WBSS決勝で井上尚弥がドネアに勝ったら1億円「勝者には8桁(10億円)の価値がある」
ワールド・ボクシング・スーパーシリーズ(WBSS)バンタム級決勝(7日・さいたまスーパーアリーナ)並びにWBC世界同級統一戦の記者会見が5日、東京九段下のグランドパレスで行われ、“真の最強決定戦”に挑むWBA、IBF世界バンタム級王者、井上尚弥(26、大橋)と5階級制覇王者で現WBA世界同級スーパー王者、ノニト・ドネア(36、フィリピン)、そして統一戦を戦うWBC世界バンタム級正規王者、ノルディ・ウーバーリ(33、フランス)と同暫定王者、井上拓真(23、大橋)の4選手が共に強い覚悟を口にした。
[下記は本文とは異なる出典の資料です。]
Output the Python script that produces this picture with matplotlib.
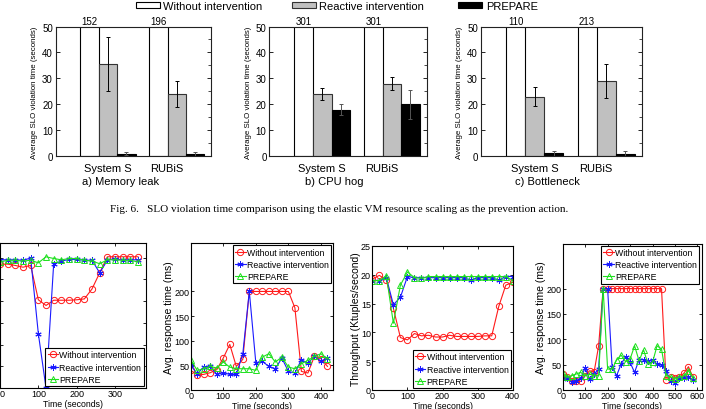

WBSS代表のカレ・ザワーランド氏も来日、この試合の勝者が推定1億円のファイトマネー&勝利ボーナスを手にすることを明かすと共に「この試合の勝者には8桁(約10億円)の価値がある」とも明言。世界が注目の決勝戦は、井上尚弥が、さらなるビッグスターへ飛躍するための大舞台となる。
誇りを持って世代交代を成し遂げる
トラッシュトークなどいらない。リング外の演出や過度な挑発が大嫌いな井上尚弥にとって、決戦2日前のとても紳士的なムードで開催された記者会見は理想に近かったのではないだろうか。 5階級制覇王者のドネアが先に、「決勝まで来たことをファイターとして誇りに思う。井上と対戦できることに特別な気持ちと大きなモチベーションがある。若きスター(井上尚弥)も同じ集中で挑んでくるだろう。彼に対してはリスペクトしかないが、彼が世代交代だと言うのなら、その前に立ちはだかる大きな壁になる。イージーなファイトはさせない」とコメントすると、井上尚弥も、静かな口調で、こう返した。 「決勝まで残り2日。いよいよこの舞台まで来たなという思い。決勝をドネアと戦うのは一番望んでいた形。すごく楽しみ。ドネアはプロ入り前から見てきた憧れの選手の一人。その選手と決勝で戦えることに誇りを持って世代交代を確実に成し遂げるだけ。彼とは交流もあるが、今かける言葉は何もない。当日リングで素晴らしいファイトをやるだけ」 計量を前に頬のこけ方も、それほどではない。 父で専属トレーナーの真吾氏が「最高。マックスの仕上がり」と言うほどコンディションはいい。 「この試合へのモチベーションと意識の高まりの結果だと思うんです。勝つために何が必要かを考えて、高いレベルで自己管理ができている証拠ですよ」と真吾トレーナーが説明した。 試合展開についても“レジェンド”のドネアが「カギは、的確な戦略を立ててそれを遂行すること。そして、それを遂行する中で適応することが大切。スキルレベルとパワーを考えると、どのような展開、結果になるか予想がつかない。最高の状態で戦うだけ」と語ると、井上尚弥も、似たような話をした。 「準々決勝、準決勝と最高の形できている。決勝でも、それに変わらぬパフォーマンスを見せたい。KOでも判定でもどちらに転んでもいい準備ができている。すべてに対応できる。当日、向き合ってから(攻略方法は)考えていきたい」 準々決勝のファン・カルロス・パヤノ戦は70秒、準決勝のエマヌエル・ロドリゲス戦は259秒での決着だった。